Who could fault them for cutting loose? In a contemporary account of office life — one of a healthy number of unexpected primary sources Saval dug up to help make “Cubed: A Secret History of the Workplace” a small miracle of research — a 19th-century clerk describes his job in “a small and dusty room, ill-lighted by an abortive skylight . . . ventilated by one door opening into an equally dismal office.”

In his first book, Saval sets out to chronicle the evolution of the American office from airless prison to what it is today, reflecting upon the transformation of the office worker from emasculated novelty to unremarkable figure of ubiquity.

To accomplish this, he synthesizes an impressive number of books, films, articles, and first-person accounts relating to the daunting number of historical forces and ideologies that have shaped white-collar work: architecture, philosophy, labor disputes, class conflict, the women’s movement, and technological advances, just to name a few.

Saval considers each of them, forming a cogent and compelling narrative that could very easily have been scattered or deathly dull.

To keep things lively, Saval deploys deft analytical skills and a tone that’s frequently bemused, making difficult and important concepts palatable to the casual reader.

This finesse is displayed amply in his chapter on the foundations and impact of the Taylor system. Taylorism, you might recall, is the school of management that changed the face of the factory floor by dividing the tasks of manual labor into individual movements, rewarding laborers for alacrity, and inspiring great swathes of the management class to stand over their underlings with a stopwatch.

Saval locates Taylorism’s roots in Gilded Age capitalist expansion with its preoccupation with efficiency. He livens it up with characters like Louis Brandeis, the “middle-aged lawyer from Boston” and early Taylor supporter who fought the railroads when they decided to raise their rates, lays out the arrangement of the newly systematized office, and wraps it up with a bow on top.

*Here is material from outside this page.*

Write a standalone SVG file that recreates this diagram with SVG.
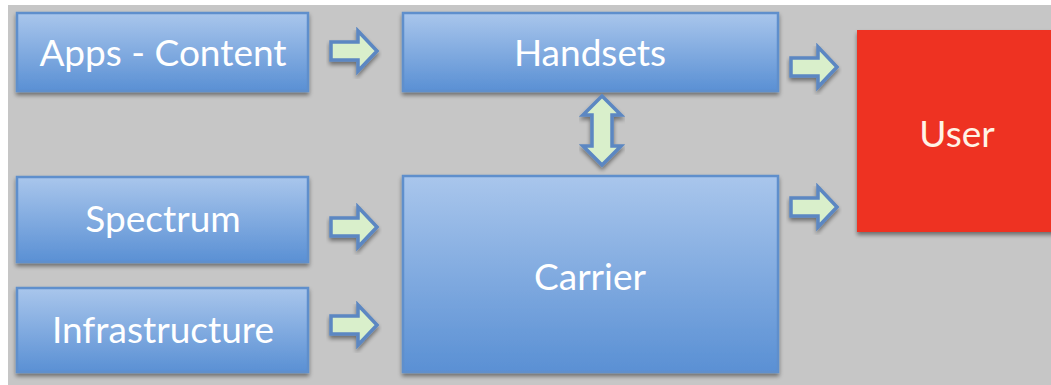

The “ideology of Taylorism all but ensured a workplace divided against itself, both in space and in practice, with a group of managers controlling how work was done and their workers merely performing that work,” he writes. “It became increasingly clear . . . from the distance between the top and the bottom rungs of the ‘ladder,’ that some workers were never going to join the upper layers of management. For some, work was always, frankly, going to suck.”

The selection of cultural artifacts Saval critiques is equally inspired; it’s doubtful that another work has considered the larger importance of Horatio Alger novels, Barbara Stanwyck films, and Mies van der Rohe’s choice of building materials together, let alone with equal reverence and this much verve.

The book begins and ends with reflections on “Office Space,” a film that exemplifies the current perception of offices as “icons of tedium.”

But, like “The Wolf of Wall Street,” “Cubed” comes at a time when millions of laid-off and unemployed Americans long to be enveloped in that predictable, long-term tedium. “[The] career path that defined the white-collar worker for generations . . . is coming to a close,” Saval writes. If that bears out, he has given it the elegy it deserves.